There is a certain truth in the cliché that no news is good news, and I know many people who live by the theory that if you can't or won't do anything about it, why be informed of it?
And so, on a Thursday morning, along comes Eva. You've spent your week slowly spiralling towards the drain after reading about exploited workers dead and dying in Bangladesh.
You're up to date on the fallout that continues in Boston after two young men
decided to annihilate total strangers. You've seen the story of your long-time hero of the small screen being charged with raping children and you've digested all the other "smaller" news stories cataloguing various states of social collapse.
If you didn't get a little bit of frivolity after all of that, you'd probably opt to lie down in the middle of the main road and give up.
Life is a serious business and maybe it's just me but it seems that the more of it I clock up, the more serious it becomes. Responsibilities increase, burdens accumulate and the sense of joie de vivre that we take for granted as children and young adults slowly seeps between the cracks of real life and disappears.
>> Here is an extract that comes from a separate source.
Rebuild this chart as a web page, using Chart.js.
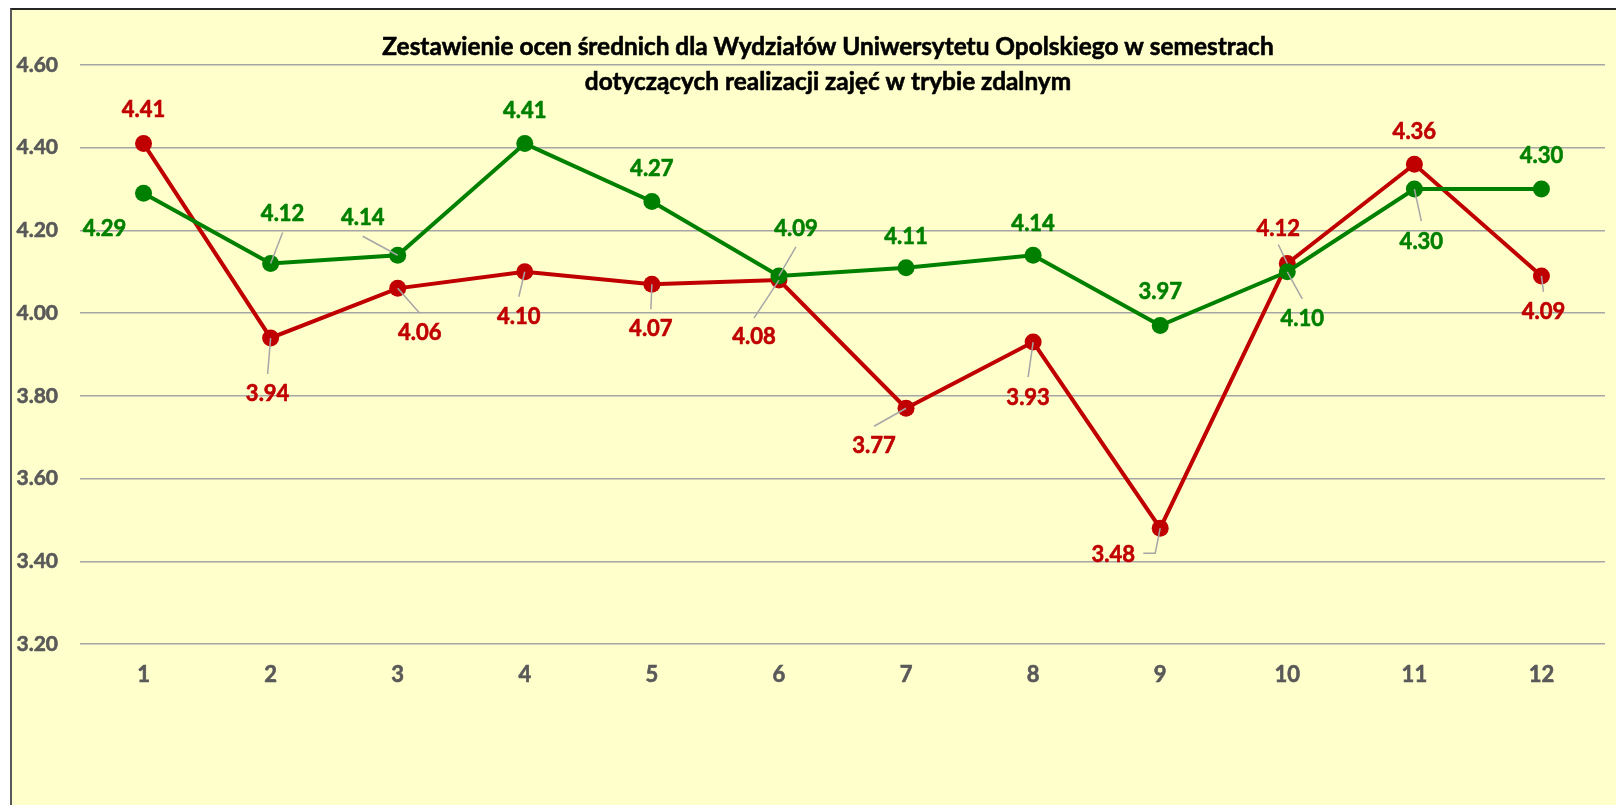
<!DOCTYPE html>
<html>
<head>
<meta charset="utf-8">
<script src="https://cdn.jsdelivr.net/npm/chart.js@4"></script>
<style>
  html, body { margin: 0; padding: 0; background: #fff; }
  #wrap { position: relative; width: 1616px; height: 805px; overflow: hidden; }
  #box { position: absolute; left: 10px; top: 8px; width: 1620px; height: 820px;
         background: #FFFFCC; border-left: 2px solid #595959; border-top: 2px solid #262626; }
  canvas { position: absolute; left: 0; top: 0; }
</style>
</head>
<body>
<div id="wrap">
  <div id="box"></div>
  <canvas id="chart" width="1616" height="805"></canvas>
</div>
<script>
// Semestry (oś X)
const semesters = ['1', '2', '3', '4', '5', '6', '7', '8', '9', '10', '11', '12'];

// Średnie oceny - seria czerwona i zielona
const redValues = [4.41, 3.94, 4.06, 4.10, 4.07, 4.08, 3.77, 3.93, 3.48, 4.12, 4.36, 4.09];
const greenValues = [4.29, 4.12, 4.14, 4.41, 4.27, 4.09, 4.11, 4.14, 3.97, 4.10, 4.30, 4.30];

// Oś Y
const yMin = 3.2;
const yMax = 4.6;
const yStep = 0.2;

const titleLines = [
    'Zestawienie ocen średnich dla Wydziałów Uniwersytetu Opolskiego w semestrach',
    'dotyczących realizacji zajęć w trybie zdalnym'
];

const RED = '#C00000';
const GREEN = '#008000';
const FONT = 'Lato, "Open Sans", sans-serif';

// Label placement relative to the point: [dx, dy, leader points]
const redPlacement = [
    [0, -34, null],
    [-3, 56, [[-3, 36]]],
    [22, 45, [[22, 25]]],
    [-6, 45, [[-6, 25]]],
    [-1, 45, [[-1, 25]]],
    [-25, 57, [[-25, 38]]],
    [-32, 38, [[-32, 18]]],
    [-5, 56, [[-5, 35]]],
    [-47, 27, [[-5, 25], [-17, 25]]],
    [-9, -35, [[-9, -19]]],
    [0, -32, null],
    [2, 36, [[2, 16]]]
];
const greenPlacement = [
    [-39, 36, null],
    [12, -50, [[12, -31]]],
    [-35, -37, [[-35, -19]]],
    [0, -33, null],
    [0, -33, null],
    [17, -47, [[17, -29]]],
    [0, -31, null],
    [0, -31, null],
    [0, -34, null],
    [15, 47, [[15, 27]]],
    [7, 53, [[7, 32]]],
    [0, -33, null]
];

// fill + thin stroke, to get closer to the heavy Calibri bold
function heavyText(ctx, txt, x, y, color) {
    ctx.fillStyle = color;
    ctx.strokeStyle = color;
    ctx.lineWidth = 0.6;
    ctx.fillText(txt, x, y);
    ctx.strokeText(txt, x, y);
}

// Data labels with leader lines
const valueLabels = {
    id: 'valueLabels',
    afterDatasetsDraw(chart) {
        const ctx = chart.ctx;
        const sets = [
            { meta: chart.getDatasetMeta(1), values: redValues, place: redPlacement, color: RED },
            { meta: chart.getDatasetMeta(0), values: greenValues, place: greenPlacement, color: GREEN }
        ];
        ctx.save();
        // leaders
        ctx.strokeStyle = '#A6A6A6';
        ctx.lineWidth = 1.5;
        sets.forEach(s => {
            s.meta.data.forEach((pt, i) => {
                const lead = s.place[i][2];
                if (!lead) return;
                ctx.beginPath();
                ctx.moveTo(pt.x, pt.y);
                lead.forEach(p => ctx.lineTo(pt.x + p[0], pt.y + p[1]));
                ctx.stroke();
            });
        });
        // texts
        ctx.font = 'bold 22px ' + FONT;
        ctx.textAlign = 'center';
        ctx.textBaseline = 'middle';
        sets.forEach(s => {
            s.meta.data.forEach((pt, i) => {
                const p = s.place[i];
                heavyText(ctx, s.values[i].toFixed(2), pt.x + p[0], pt.y + p[1], s.color);
            });
        });
        ctx.restore();
    }
};

// Title drawn over the plot area (as in the original)
const chartTitle = {
    id: 'chartTitle',
    afterDraw(chart) {
        const ctx = chart.ctx;
        ctx.save();
        ctx.font = 'bold 24.4px ' + FONT;
        ctx.textAlign = 'center';
        ctx.textBaseline = 'middle';
        heavyText(ctx, titleLines[0], 828, 47, '#000');
        heavyText(ctx, titleLines[1], 828, 82, '#000');
        ctx.restore();
    }
};

new Chart(document.getElementById('chart'), {
    type: 'line',
    data: {
        labels: semesters,
        datasets: [
            {
                label: 'Seria zielona',
                data: greenValues,
                borderColor: GREEN,
                backgroundColor: GREEN,
                borderWidth: 4,
                pointRadius: 8.5,
                pointHoverRadius: 8.5,
                pointBorderWidth: 0,
                tension: 0
            },
            {
                label: 'Seria czerwona',
                data: redValues,
                borderColor: RED,
                backgroundColor: RED,
                borderWidth: 4,
                pointRadius: 8.5,
                pointHoverRadius: 8.5,
                pointBorderWidth: 0,
                tension: 0
            }
        ]
    },
    options: {
        responsive: false,
        animation: false,
        layout: { padding: { top: 65, right: 11, left: 0, bottom: 0 } },
        plugins: {
            legend: { display: false },
            title: { display: false },
            tooltip: { enabled: false }
        },
        scales: {
            x: {
                offset: true,
                grid: { display: false, drawTicks: false },
                border: { display: false },
                ticks: {
                    color: '#595959',
                    font: { family: FONT, size: 22, weight: 'bold' },
                    textStrokeColor: '#595959',
                    textStrokeWidth: 0.6,
                    padding: 18
                },
                afterFit(scale) { scale.height = 161; }
            },
            y: {
                min: yMin,
                max: yMax,
                ticks: {
                    stepSize: yStep,
                    color: '#595959',
                    font: { family: FONT, size: 21, weight: 'bold' },
                    textStrokeColor: '#595959',
                    textStrokeWidth: 0.6,
                    padding: 22,
                    callback: v => Number(v).toFixed(2)
                },
                grid: { color: '#A6A6A6', lineWidth: 1.5, drawTicks: false },
                border: { display: false },
                afterFit(scale) { scale.width = 80; }
            }
        }
    },
    plugins: [valueLabels, chartTitle]
});
</script>
</body>
</html>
Clearly, my frivolity has its limitations like everyone else. While in your Thursday morning paper I might explore the more self-indulgently carefree aspects of the world around me, come the next day, just like you, I have to drag my reluctant frame into work to pay my taxes and on my lunch break I catch up on the latest developments of death and depravity.
So what I say is this; embrace your sense of silly. Own your flimsy. Play up to your puerile side and acknowledge that all of us have a need to balance the hard knocks with a little light relief.
At first I thought to be mildly offended by the criticism of my writing.
But then I realised after doing my time as a hard news journalist and writing the stories that broke hearts, it was a rare privilege to be tasked with the "job" of writing something not at all worthy of serious notice. My words could quite easily be wiped from the pages of the paper with little effect.
Except that might well wipe off the odd smile brought to the faces of my regular readers, and in a world where the newspapers might convince you there was little to smile about, that would be no frivolous feat.